例えば、子どもたちに「鶏」を描かせると、四本足の姿の絵が描かれる。つまり実際に生きて動く鶏の姿を目にしたことがない。身近な動物にひどい悪戯や仕打ちをする、これらの根源に、生きている生命の実感が欠如しているからと評される。それが周囲の人々や、自分自身の生命への軽視につながるとすれば、深刻な問題である。それで生命を考える教育の一環として、自らの手で、生きている鶏を絞めて屠り、解体し、調理し、食べる、という実践授業を行う試みも耳にするが、これもまた喧しい議論を呼ぶこととなる。子どもたちが、涙を離して鶏を調理し、食べる姿に、残酷すぎると批判する向きもある。

いささか私たちの目からすれば、直な喩えではあるが、「神の言葉」という極めて観念的な事柄を、何とかリアルに実感を持って伝えたい。受け止めてほしい、という思いがこうした文章の背後には潜んでいる。確かにものの喩えではあるのだが、実に生々しくリアルな説明である。こうした生活に根差した理解は、決してグロテスクと言って退けてはならないだろう。

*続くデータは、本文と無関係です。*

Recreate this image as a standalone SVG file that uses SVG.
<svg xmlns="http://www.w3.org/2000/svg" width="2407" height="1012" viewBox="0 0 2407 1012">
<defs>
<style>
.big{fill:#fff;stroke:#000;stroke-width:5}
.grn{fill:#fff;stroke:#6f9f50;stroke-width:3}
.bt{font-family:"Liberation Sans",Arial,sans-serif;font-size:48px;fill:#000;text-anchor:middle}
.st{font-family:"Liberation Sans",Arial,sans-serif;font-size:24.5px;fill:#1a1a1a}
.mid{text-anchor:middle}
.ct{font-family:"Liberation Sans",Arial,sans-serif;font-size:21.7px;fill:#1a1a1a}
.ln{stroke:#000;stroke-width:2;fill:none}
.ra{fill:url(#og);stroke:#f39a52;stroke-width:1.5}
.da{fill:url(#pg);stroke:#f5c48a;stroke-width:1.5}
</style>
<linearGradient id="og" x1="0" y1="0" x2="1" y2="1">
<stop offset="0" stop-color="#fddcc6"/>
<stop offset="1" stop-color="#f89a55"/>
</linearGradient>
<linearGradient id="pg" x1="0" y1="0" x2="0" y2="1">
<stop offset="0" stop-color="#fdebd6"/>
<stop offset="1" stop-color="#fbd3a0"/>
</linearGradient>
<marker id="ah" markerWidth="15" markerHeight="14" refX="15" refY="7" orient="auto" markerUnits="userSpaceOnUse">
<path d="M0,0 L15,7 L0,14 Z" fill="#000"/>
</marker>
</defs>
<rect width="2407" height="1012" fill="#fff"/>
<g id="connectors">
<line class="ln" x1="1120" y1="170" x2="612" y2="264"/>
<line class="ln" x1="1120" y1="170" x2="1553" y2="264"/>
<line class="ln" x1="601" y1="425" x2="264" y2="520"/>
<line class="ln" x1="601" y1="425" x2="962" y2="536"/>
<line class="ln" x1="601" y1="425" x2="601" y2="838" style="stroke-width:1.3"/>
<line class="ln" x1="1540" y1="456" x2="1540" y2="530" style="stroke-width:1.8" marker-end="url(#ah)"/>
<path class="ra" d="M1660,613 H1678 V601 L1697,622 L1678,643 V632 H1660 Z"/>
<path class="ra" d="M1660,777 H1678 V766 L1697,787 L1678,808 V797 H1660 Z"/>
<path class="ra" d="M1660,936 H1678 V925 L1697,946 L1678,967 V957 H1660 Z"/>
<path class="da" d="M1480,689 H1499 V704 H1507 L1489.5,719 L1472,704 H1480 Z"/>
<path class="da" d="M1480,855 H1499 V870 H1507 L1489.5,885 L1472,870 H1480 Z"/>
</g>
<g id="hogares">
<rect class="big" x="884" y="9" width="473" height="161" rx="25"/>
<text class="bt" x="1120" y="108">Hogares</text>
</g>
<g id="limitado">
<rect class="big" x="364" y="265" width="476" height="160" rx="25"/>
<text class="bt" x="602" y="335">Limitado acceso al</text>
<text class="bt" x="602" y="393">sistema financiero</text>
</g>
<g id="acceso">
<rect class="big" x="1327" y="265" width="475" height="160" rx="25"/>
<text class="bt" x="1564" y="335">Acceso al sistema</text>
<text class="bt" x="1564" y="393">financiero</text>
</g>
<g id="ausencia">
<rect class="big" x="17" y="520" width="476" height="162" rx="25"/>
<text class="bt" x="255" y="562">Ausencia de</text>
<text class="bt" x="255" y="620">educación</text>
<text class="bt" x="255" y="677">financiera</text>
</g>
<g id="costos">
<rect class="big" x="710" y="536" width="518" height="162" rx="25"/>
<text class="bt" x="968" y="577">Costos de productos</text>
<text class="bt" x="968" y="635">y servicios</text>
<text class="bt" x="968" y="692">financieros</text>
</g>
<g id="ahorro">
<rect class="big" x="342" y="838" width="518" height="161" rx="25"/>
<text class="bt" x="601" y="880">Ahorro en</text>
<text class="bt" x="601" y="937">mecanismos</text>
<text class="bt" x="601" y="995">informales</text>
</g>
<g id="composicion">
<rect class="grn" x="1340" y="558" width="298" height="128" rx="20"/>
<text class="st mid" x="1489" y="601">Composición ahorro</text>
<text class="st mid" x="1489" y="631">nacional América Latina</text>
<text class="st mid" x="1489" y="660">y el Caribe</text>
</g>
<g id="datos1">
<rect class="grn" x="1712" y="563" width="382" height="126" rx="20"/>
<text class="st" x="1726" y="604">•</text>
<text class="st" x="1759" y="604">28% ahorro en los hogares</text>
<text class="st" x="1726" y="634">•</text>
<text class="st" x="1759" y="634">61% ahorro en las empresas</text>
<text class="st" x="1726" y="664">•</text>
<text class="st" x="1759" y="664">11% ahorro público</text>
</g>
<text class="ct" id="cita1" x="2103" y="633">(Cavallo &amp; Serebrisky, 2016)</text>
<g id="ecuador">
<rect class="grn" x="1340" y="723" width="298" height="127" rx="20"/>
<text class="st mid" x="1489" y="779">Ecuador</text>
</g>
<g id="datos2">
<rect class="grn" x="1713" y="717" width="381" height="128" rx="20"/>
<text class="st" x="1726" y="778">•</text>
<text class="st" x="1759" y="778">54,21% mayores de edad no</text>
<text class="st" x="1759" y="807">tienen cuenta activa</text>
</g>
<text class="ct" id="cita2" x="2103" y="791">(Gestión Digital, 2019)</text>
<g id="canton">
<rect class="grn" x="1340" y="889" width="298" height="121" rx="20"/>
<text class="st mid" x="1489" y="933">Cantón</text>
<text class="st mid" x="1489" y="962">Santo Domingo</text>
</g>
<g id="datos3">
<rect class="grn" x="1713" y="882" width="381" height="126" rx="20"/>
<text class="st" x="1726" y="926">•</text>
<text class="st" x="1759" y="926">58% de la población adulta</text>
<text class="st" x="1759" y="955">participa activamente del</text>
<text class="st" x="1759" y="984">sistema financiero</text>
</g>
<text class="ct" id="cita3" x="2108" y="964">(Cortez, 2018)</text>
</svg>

そして、ここから私たちの信仰の問題が解き明かされるのである。「神の御前では隠れた被造物は一つもなく、すべてのものが神の目には裸であり、さらけ出されているのです。この神に対して、わたしたちは自分のことを申し述べねばなりません」。ここで、2つの事柄が語られていることに注目したい。ひとつは神の前では、すべてのものが顕わであり、隠すことのできるものは、何ひとつない。つまり神の目には、良いものも悪いものも、すべてあらゆる事柄が隠しようがないのである。即ち「ありのままの私」として神の前に立つしかない、と言うのである。「ありのまま」を怖れるか、気恥ずかしいか、やばいと感じるか、あるいは、誇りを持って、胸を張って、であろうか。あらゆる感情や思いがないまぜになるのが、「ありのまま」ということであろう。但し、私たちが、真に「ありのまま」の状態でいられるのは、おそらく「神の前」を措いて他にないだろう。それ程、他人の目、自分の目を気にしながら生きているのであるから。神の前に立つとは、実に「ありのまま」の存在として、自分が解き放たれることを意味する。

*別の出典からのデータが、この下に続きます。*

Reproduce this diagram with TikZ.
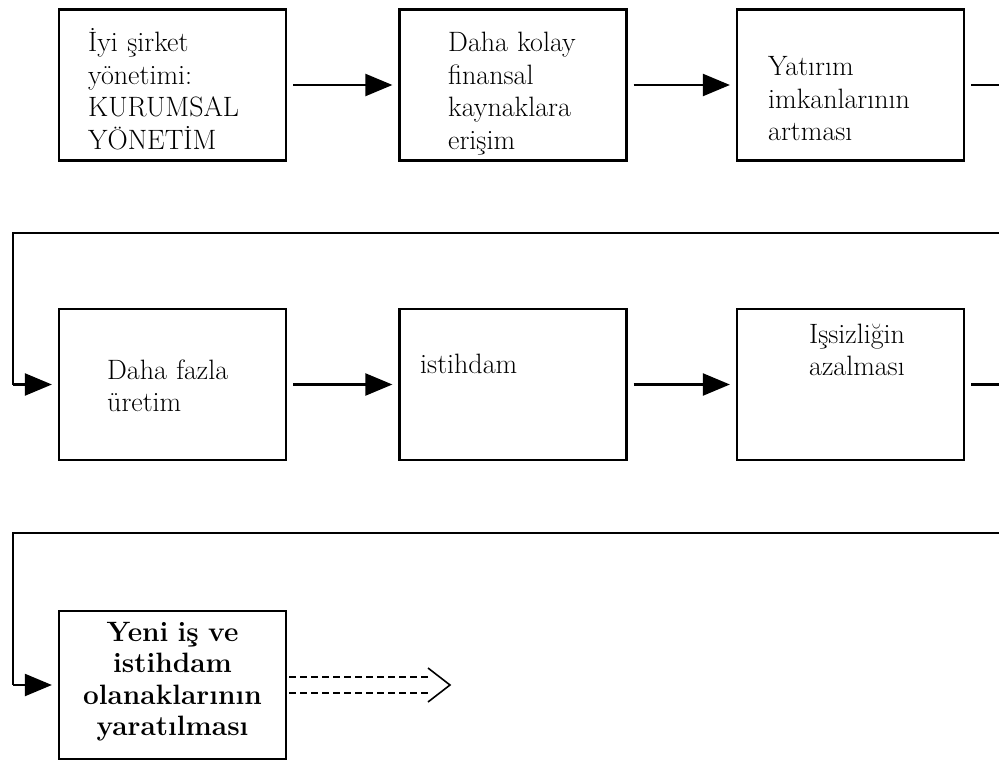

それならば「神に対して、わたしたちは自分のことを申し述べねばなりません」とはどういう意味なのか。すべて神のみ前に明らかであり、ありのままの私であるからば、いかなる「申し開き」のもはや必要ないではないか。ここで「神の言葉」が「鋭い刃物」のようであるということの意味が、明らかにされるのである。

私たちは自分の人生を生きながら、自分がどのような人間であるのか、どのような価値と意味を持っているのか、なぜ生まれ、なぜ生きるのか、全く分からないのである。それでいろいろなことに手を出して、自分自身を確かめようとするのだが、それで見えてくるのは、得てして自分のだめさ加減なのである。そういう暗中模索の積み重ねの中で、毎日が過ぎて行くことになる。その私の人生を切り裂いて、光を照らし、その深奥までも極めるものこそが、「神の言葉」なのである。

「神の子イエスが与えられているのですから、わたしたちの弱さに同情できない方ではなく」とみ言葉は続く。即ち「神のことば」は、肉となって、まことの人、主イエスとして、私たちと出会われるのである。主イエスは、「私たちの弱さを同様に感じられる方」として私たちのところにやって来られる、という。それは日本刀のような鋭利な刃物以上に深く切り裂く「愛の刃物」と呼べるであろう。それは私たちの心の奥深くまでも、貫き通すのである。普通の刃物は、身体を断ち切り生命を奪うものとして機能するのだが、主イエスの愛刃は、それとは逆に、私たちに新しい生命を豊かに与え、息づかせるであろう。